:: Collected data entries ::

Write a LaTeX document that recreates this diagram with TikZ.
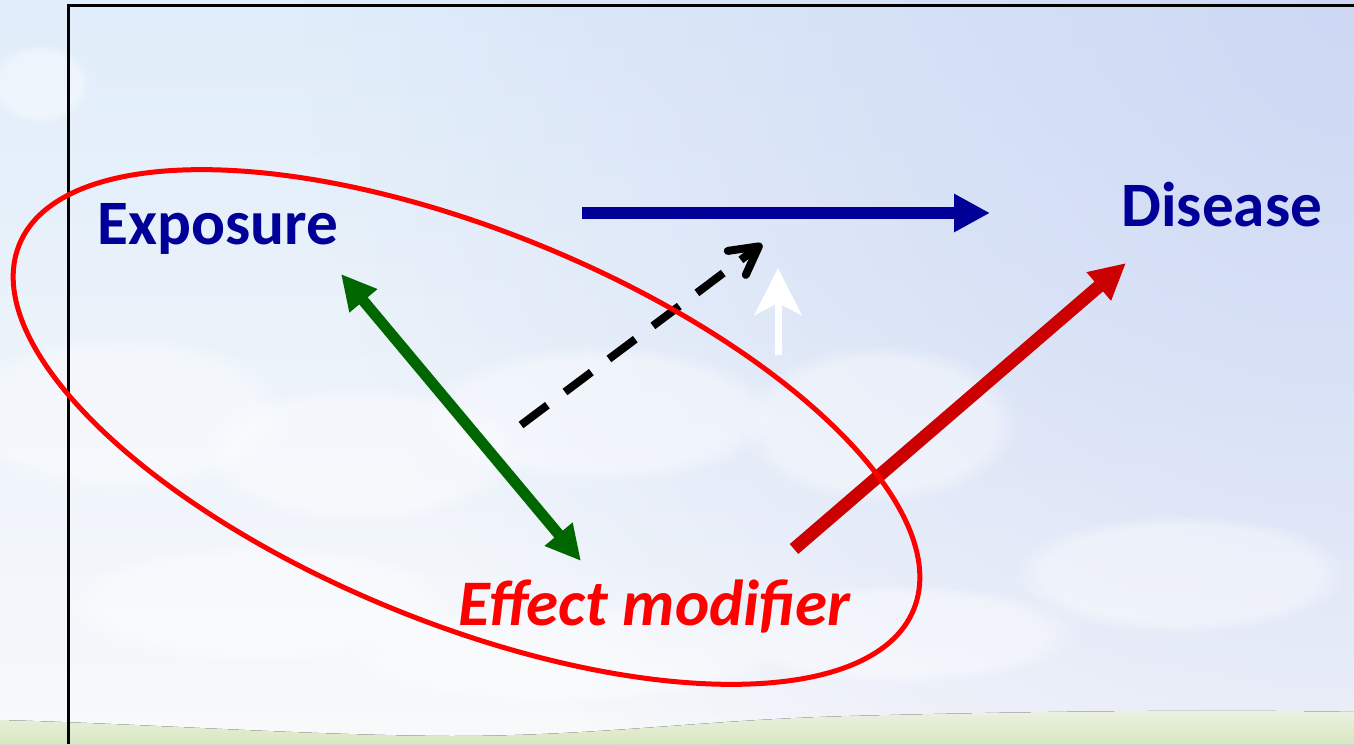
\documentclass[tikz,border=0pt]{standalone}
\usepackage{fontspec}
\setmainfont{Carlito}
\usepackage{xcolor}
\usepackage{tikz}
\usetikzlibrary{arrows.meta,positioning,fadings}
\definecolor{navy}{HTML}{000099}
\definecolor{leafgreen}{HTML}{006600}
\definecolor{darkred}{HTML}{CC0000}
\definecolor{brightred}{HTML}{FF0000}
\definecolor{skytop}{RGB}{224,237,250}
\definecolor{skymid}{RGB}{240,245,251}
\definecolor{skylow}{RGB}{248,249,251}
\definecolor{skyviolet}{RGB}{206,216,244}
\definecolor{grasstop}{RGB}{236,242,228}
\definecolor{grassbot}{RGB}{216,231,192}
\tikzfading[name=skyglow, inner color=transparent!0, outer color=transparent!100]

\begin{document}
\begin{tikzpicture}[x=0.02cm, y=0.02cm,
    label/.style={font=\bfseries\fontsize{36}{42}\selectfont, anchor=base west, inner sep=0pt},
    cloud/.style={white, opacity=0.4, path fading=circle with fuzzy edge 20 percent},
    bigarrow/.style={line width=0.24cm}
]
    % Sky
    \useasboundingbox (0,0) rectangle (1354,744);
    \fill[top color=skytop, middle color=skymid, bottom color=skylow] (0,0) rectangle (1354,744);
    \begin{scope}
        \clip (0,0) rectangle (1354,744);
        \fill[skyviolet, path fading=skyglow] (1354,744) circle (1050);
        \foreach \cx/\cy/\rx/\ry in {40/660/50/40, 120/330/170/80, 360/290/160/70,
            600/330/180/70, 880/320/140/80, 1180/170/170/60, 260/140/200/60, 560/90/220/50,
            900/110/180/50}
            \fill[cloud] (\cx,\cy) ellipse ({\rx} and {\ry});
    \end{scope}

    % Grass
    \fill[top color=grasstop, bottom color=grassbot] (0,0) -- (0,24)
        .. controls (150,20) and (300,9) .. (450,8)
        .. controls (600,8) and (700,24) .. (850,28)
        .. controls (1000,32) and (1200,35) .. (1354,32) -- (1354,0) -- cycle;

    % Frame
    \draw[line width=0.06cm] (68,0) -- (68,738) -- (1354,738);

    % Labels
    \node[label, text=navy] (expo) at (97,499) {Exposure};
    \node[label, text=navy] (dis) at (1121,517) {Disease};
    \node[label, text=brightred, font=\bfseries\itshape\fontsize{37}{44}\selectfont] (mod) at (458,119) {Effect modifier};

    % Arrow ends
    \coordinate (blueS) at (582,531);
    \coordinate (blueE) at (990,531);
    \coordinate (greenS) at (341,470);
    \coordinate (greenE) at (581,183);
    \coordinate (redS) at (794,195);
    \coordinate (redE) at (1126,481);
    \coordinate (dashS) at (521,319);
    \coordinate (dashE) at (762,500);
    \coordinate (whiteS) at (778,389);
    \coordinate (whiteE) at (778,476);

    \draw[bigarrow, navy, -{Triangle[length=0.72cm, width=0.72cm]}] (blueS) -- (blueE);
    \draw[bigarrow, leafgreen, line width=0.22cm, {Triangle[length=0.7cm, width=0.68cm]}-{Triangle[length=0.7cm, width=0.68cm]}] (greenS) -- (greenE);
    \draw[bigarrow, darkred, line width=0.26cm, -{Triangle[length=0.72cm, width=0.7cm]}] (redS) -- (redE);
    \draw[black, line width=0.16cm, dash pattern=on 0.66cm off 0.44cm, -{Straight Barb[length=0.55cm, width=0.6cm, round]}] (dashS) -- (dashE);
    \draw[white, line width=0.14cm, -{Stealth[length=0.94cm, width=0.94cm, inset=0.24cm]}] (whiteS) -- (whiteE);

    % Ellipse round exposure and modifier
    \draw[brightred, line width=0.1cm, rotate around={-22.2:(466.5,317)}] (466.5,317) ellipse [x radius=483, y radius=196];
\end{tikzpicture}
\end{document}
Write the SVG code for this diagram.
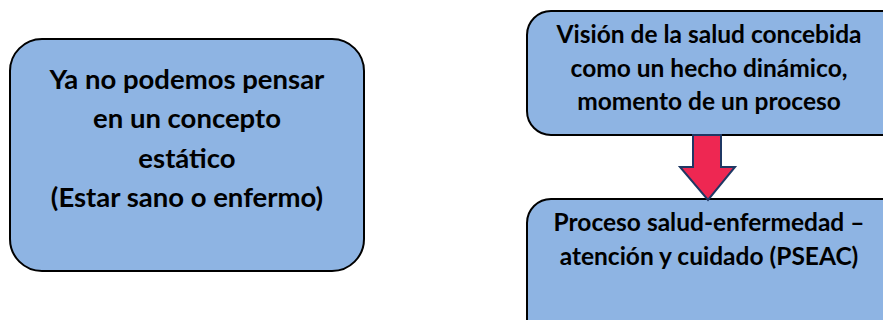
<svg xmlns="http://www.w3.org/2000/svg" width="883" height="320" viewBox="0 0 883 320">
<style>
.box{fill:#8EB4E3;stroke:#000;stroke-width:2}
.t{font-family:Lato,"Liberation Sans",sans-serif;font-weight:bold;fill:#000;text-anchor:middle}
.l{font-size:27.5px}
.r{font-size:24.5px}
</style>
<rect width="883" height="320" fill="#fff"/>
<g id="node-left">
<rect class="box" x="10" y="39" width="354" height="232" rx="32"/>
<text class="t l" x="187" y="89">Ya no podemos pensar</text>
<text class="t l" x="187" y="128">en un concepto</text>
<text class="t l" x="187" y="168">estático</text>
<text class="t l" x="187" y="207">(Estar sano o enfermo)</text>
</g>
<g id="node-top">
<rect class="box" x="527" y="11" width="380" height="124" rx="24"/>
<text class="t r" x="709" y="43">Visión de la salud concebida</text>
<text class="t r" x="709" y="77">como un hecho dinámico,</text>
<text class="t r" x="709" y="110">momento de un proceso</text>
</g>
<g id="node-bottom">
<rect class="box" x="527" y="199" width="380" height="150" rx="24"/>
<text class="t r" x="709" y="231">Proceso salud-enfermedad –</text>
<text class="t r" x="709" y="265">atención y cuidado (PSEAC)</text>
</g>
<g id="connectors">
<polygon points="693,135 721,135 721,167 735,167 708,200 680,167 693,167" fill="#EE2752" stroke="#1F3864" stroke-width="2" stroke-linejoin="miter"/>
</g>
</svg>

:: Task to carry out ::
Nothing in the entries above should change when they are printed again, except that the pictures are dropped.

:: Correct output ::
Write a LaTeX document that recreates this diagram with TikZ.
\documentclass[tikz,border=0pt]{standalone}
\usepackage{fontspec}
\setmainfont{Carlito}
\usepackage{xcolor}
\usepackage{tikz}
\usetikzlibrary{arrows.meta,positioning,fadings}
\definecolor{navy}{HTML}{000099}
\definecolor{leafgreen}{HTML}{006600}
\definecolor{darkred}{HTML}{CC0000}
\definecolor{brightred}{HTML}{FF0000}
\definecolor{skytop}{RGB}{224,237,250}
\definecolor{skymid}{RGB}{240,245,251}
\definecolor{skylow}{RGB}{248,249,251}
\definecolor{skyviolet}{RGB}{206,216,244}
\definecolor{grasstop}{RGB}{236,242,228}
\definecolor{grassbot}{RGB}{216,231,192}
\tikzfading[name=skyglow, inner color=transparent!0, outer color=transparent!100]

\begin{document}
\begin{tikzpicture}[x=0.02cm, y=0.02cm,
    label/.style={font=\bfseries\fontsize{36}{42}\selectfont, anchor=base west, inner sep=0pt},
    cloud/.style={white, opacity=0.4, path fading=circle with fuzzy edge 20 percent},
    bigarrow/.style={line width=0.24cm}
]
    % Sky
    \useasboundingbox (0,0) rectangle (1354,744);
    \fill[top color=skytop, middle color=skymid, bottom color=skylow] (0,0) rectangle (1354,744);
    \begin{scope}
        \clip (0,0) rectangle (1354,744);
        \fill[skyviolet, path fading=skyglow] (1354,744) circle (1050);
        \foreach \cx/\cy/\rx/\ry in {40/660/50/40, 120/330/170/80, 360/290/160/70,
            600/330/180/70, 880/320/140/80, 1180/170/170/60, 260/140/200/60, 560/90/220/50,
            900/110/180/50}
            \fill[cloud] (\cx,\cy) ellipse ({\rx} and {\ry});
    \end{scope}

    % Grass
    \fill[top color=grasstop, bottom color=grassbot] (0,0) -- (0,24)
        .. controls (150,20) and (300,9) .. (450,8)
        .. controls (600,8) and (700,24) .. (850,28)
        .. controls (1000,32) and (1200,35) .. (1354,32) -- (1354,0) -- cycle;

    % Frame
    \draw[line width=0.06cm] (68,0) -- (68,738) -- (1354,738);

    % Labels
    \node[label, text=navy] (expo) at (97,499) {Exposure};
    \node[label, text=navy] (dis) at (1121,517) {Disease};
    \node[label, text=brightred, font=\bfseries\itshape\fontsize{37}{44}\selectfont] (mod) at (458,119) {Effect modifier};

    % Arrow ends
    \coordinate (blueS) at (582,531);
    \coordinate (blueE) at (990,531);
    \coordinate (greenS) at (341,470);
    \coordinate (greenE) at (581,183);
    \coordinate (redS) at (794,195);
    \coordinate (redE) at (1126,481);
    \coordinate (dashS) at (521,319);
    \coordinate (dashE) at (762,500);
    \coordinate (whiteS) at (778,389);
    \coordinate (whiteE) at (778,476);

    \draw[bigarrow, navy, -{Triangle[length=0.72cm, width=0.72cm]}] (blueS) -- (blueE);
    \draw[bigarrow, leafgreen, line width=0.22cm, {Triangle[length=0.7cm, width=0.68cm]}-{Triangle[length=0.7cm, width=0.68cm]}] (greenS) -- (greenE);
    \draw[bigarrow, darkred, line width=0.26cm, -{Triangle[length=0.72cm, width=0.7cm]}] (redS) -- (redE);
    \draw[black, line width=0.16cm, dash pattern=on 0.66cm off 0.44cm, -{Straight Barb[length=0.55cm, width=0.6cm, round]}] (dashS) -- (dashE);
    \draw[white, line width=0.14cm, -{Stealth[length=0.94cm, width=0.94cm, inset=0.24cm]}] (whiteS) -- (whiteE);

    % Ellipse round exposure and modifier
    \draw[brightred, line width=0.1cm, rotate around={-22.2:(466.5,317)}] (466.5,317) ellipse [x radius=483, y radius=196];
\end{tikzpicture}
\end{document}
Write the SVG code for this diagram.
<svg xmlns="http://www.w3.org/2000/svg" width="883" height="320" viewBox="0 0 883 320">
<style>
.box{fill:#8EB4E3;stroke:#000;stroke-width:2}
.t{font-family:Lato,"Liberation Sans",sans-serif;font-weight:bold;fill:#000;text-anchor:middle}
.l{font-size:27.5px}
.r{font-size:24.5px}
</style>
<rect width="883" height="320" fill="#fff"/>
<g id="node-left">
<rect class="box" x="10" y="39" width="354" height="232" rx="32"/>
<text class="t l" x="187" y="89">Ya no podemos pensar</text>
<text class="t l" x="187" y="128">en un concepto</text>
<text class="t l" x="187" y="168">estático</text>
<text class="t l" x="187" y="207">(Estar sano o enfermo)</text>
</g>
<g id="node-top">
<rect class="box" x="527" y="11" width="380" height="124" rx="24"/>
<text class="t r" x="709" y="43">Visión de la salud concebida</text>
<text class="t r" x="709" y="77">como un hecho dinámico,</text>
<text class="t r" x="709" y="110">momento de un proceso</text>
</g>
<g id="node-bottom">
<rect class="box" x="527" y="199" width="380" height="150" rx="24"/>
<text class="t r" x="709" y="231">Proceso salud-enfermedad –</text>
<text class="t r" x="709" y="265">atención y cuidado (PSEAC)</text>
</g>
<g id="connectors">
<polygon points="693,135 721,135 721,167 735,167 708,200 680,167 693,167" fill="#EE2752" stroke="#1F3864" stroke-width="2" stroke-linejoin="miter"/>
</g>
</svg>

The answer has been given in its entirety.